Really appreciate the reply. Thanks!

…edit…

Ohhh, after watching your video I see there is more going on there. I see you seem to be evaluating your first surface (made with blend srf) by changing the degree and mirroring the surface. Can you tell me what you are looking at/for?

So you:

  1. make the first surface with blend srf, choosing the degree you want
    2)match the surface edge to the existing poly surface
    3)make the next surface with a rial sweep

Using this process the sweeps will inherit the degrees of the original surface, yes?

Sorry for the questions, but I just want to understand the deeper logic here.

I was looking if there were enough control points to avoid jumping points or handle that bend transition. Certainly min degree 5 surface was needed in U direction.

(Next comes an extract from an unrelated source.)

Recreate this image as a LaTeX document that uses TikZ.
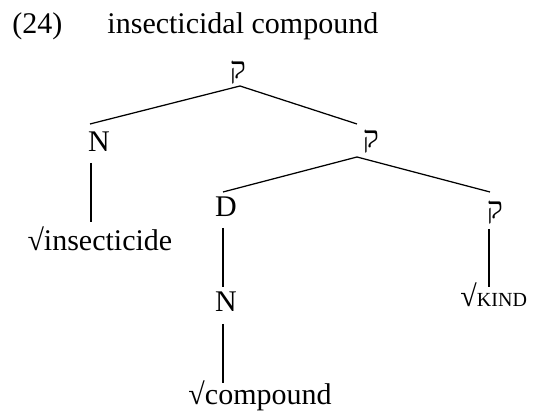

In V direction, after blendsrf, 5 degree was not enough because of .25 blending factor. In other words, there was no control over in U direction.

The best way of doing that mid part surface should be dividing them into two surfaces. Because of the model was built incorrectly, it’s easier using sweep2 (no manul adjustment on CPs.) Using sweep was to obtain G2 without splitting more surfaces.

The surface blendsrf was not good because it was from two trimmed surfaces, meaning it would create dirty surfaces with many knots or kinks?Either rebuilding like the way I did or creating the surface from rebuilt curves would work.

Okay, I think I see what you are saying.

I appreciate the reply.

I would love to see more infor on this type of surface modeling. Can you think of any particularly good resources or tutorials on this kind of “class-A” surfacing? I have yet to find a good resource that really delves into the theory of this type of modeling.

For instance I have seen others say something equivalent to “The surface blendsrf was not good because it was from two trimmed surfaces, meaning it would create dirty surfaces” but don’t really understand why this is, or what should be done to avoid it.

Thanks again.

After writing a ton of words, I decided not saying it in public, as a Rhinoceros fan.

Publishing Class-A surface modeling book or vids using Rhinoceros has been in my to-do list. By the time I become a Mcneel authorized trainer and retailer, I will do that. Don’t know when…

Please post back here if you do. Ill stay posted on this thread. I think many people would like comprehensive introduction about the theory and considerations behind Class-A instruction, and rims are a great place to start.

Some extended explanation of single span and insight into issues like “The surface blendsrf was not good because it was from two trimmed surfaces, meaning it would create dirty surfaces”, would be really great.

Ps, this is a rim I became interested in a while back. I think the interior blends are very interesting and I could not figure them out at all. Would love to see someone tackle this rim.

I tried to model this rim a while back and failed miserably.